Churrasco is a Spanish and Portuguese term referring to beef or grilled meat more generally, differing across Latin America and Europe, but a prominent feature in the cuisine of Uruguay, Brazil, Bolivia, Argentina, Chile, Colombia, Nicaragua, Peru and other Latin American countries. The related term churrascaria (or churrasqueria) is mostly understood to be a steakhouse.
A churrascaria is a restaurant serving grilled meat, many offering as much as one can eat: the waiters move around the restaurant with the skewers, slicing meat onto the client’s plate. This serving style is called espeto corrido or rodízio, and is quite popular in Brazil.
In Latin America
- In Brazil, churrasco is the term for a barbecue (similar to the Argentine, Uruguayan, Paraguayan and Chilean asado) which originated in southern Brazil. It uses a variety of meats, pork, sausage and chicken which may be cooked on a purpose-built “churrasqueira”, a barbecue grill, often with supports for spits or skewers. Portable “churrasqueiras” are similar to those used to prepare the Argentine, Chilean, Paraguayan and Uruguayan asado, with a grill support, but many Brazilian “churrasqueiras” do not have grills, only the skewers above the embers. The meat may alternatively be cooked on large metal or wood skewers resting on a support or stuck into the ground and roasted with the embers of charcoal (wood may also be used, especially in the State of Rio Grande do Sul).

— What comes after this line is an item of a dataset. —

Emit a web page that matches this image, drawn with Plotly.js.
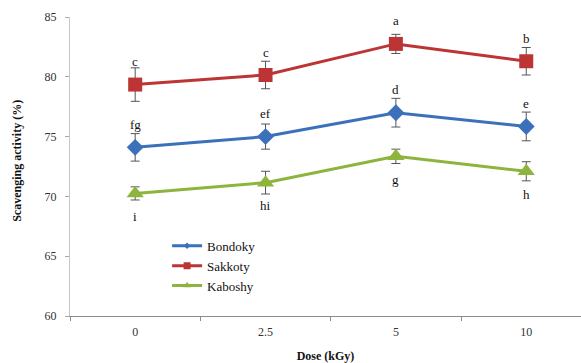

- In Nicaragua, the first immigrant group to introduce the term for this cut of beef to the United States restaurant scene in Miami, Fl as early as the 1950s, it refers to a thin steak prepared grilled and served with a traditional Chimichurri Sauce– macerated parsley, garlic, peppers, and olive oil sauce.
- Although seldom accredited to Brazilians and Argentinians, these two nations’ most popular cuts of grilled meats are not churrasco but Picanha and Entraña respectively.
- In Argentina and Uruguay a churrasco refers to any boneless cut of beef that is sliced slightly thin as a steak and grilled over hot coals or on a very hot skillet. Gauchos would have grilled churrasco as part of their asado, now the national dish of both countries, served with salad and fried or mashed potatoes, and sometimes a fried egg.
- In Puerto Rico it always refers to skirt steak, cooked on a barbecue grill. The chimichurri sauce is optional, since the meat is very savory with just a slight hint of sea salt that is sprinkled over the meat during cooking. It is also customary to replace chimichurri sauce with a Guava Rum Sauce or Ajilimójili Sauce.
- In Ecuador churrasco is a staple food of the Coast Region, specially Guayaquil. The dish’s main ingredient is the grilled steak that is seasoned with chimichurri, it is served with plantains, white rice, French fries, a fried egg, and slices of avocado.
- In Guatemala, churrasco is regarded as a typical dish, often eaten in familiar gatherings and festive occasions. It is usually served topped with chirmol, a red sauce containing chopped tomatoes and onions, and accompanied by corn, guacamole, grilled potatoes, stewed black beans, rice and tortillas.
- In Chile, churrasco refers to a thin cut of steak which varies depending on the desired quality of the sandwich. The slices are grilled and served in a -sometimes warmed- local bun (called “marraqueta“, or “pan batido” in Valparaíso), usually accompanied with tomato, avocado and mayonnaise, in the case of a churrasco italiano. Another popular dish, churrasco a lo pobre (“poor man’s churrasco”), consists of a churrasco served with French fries, fried egg, and caramelized onions.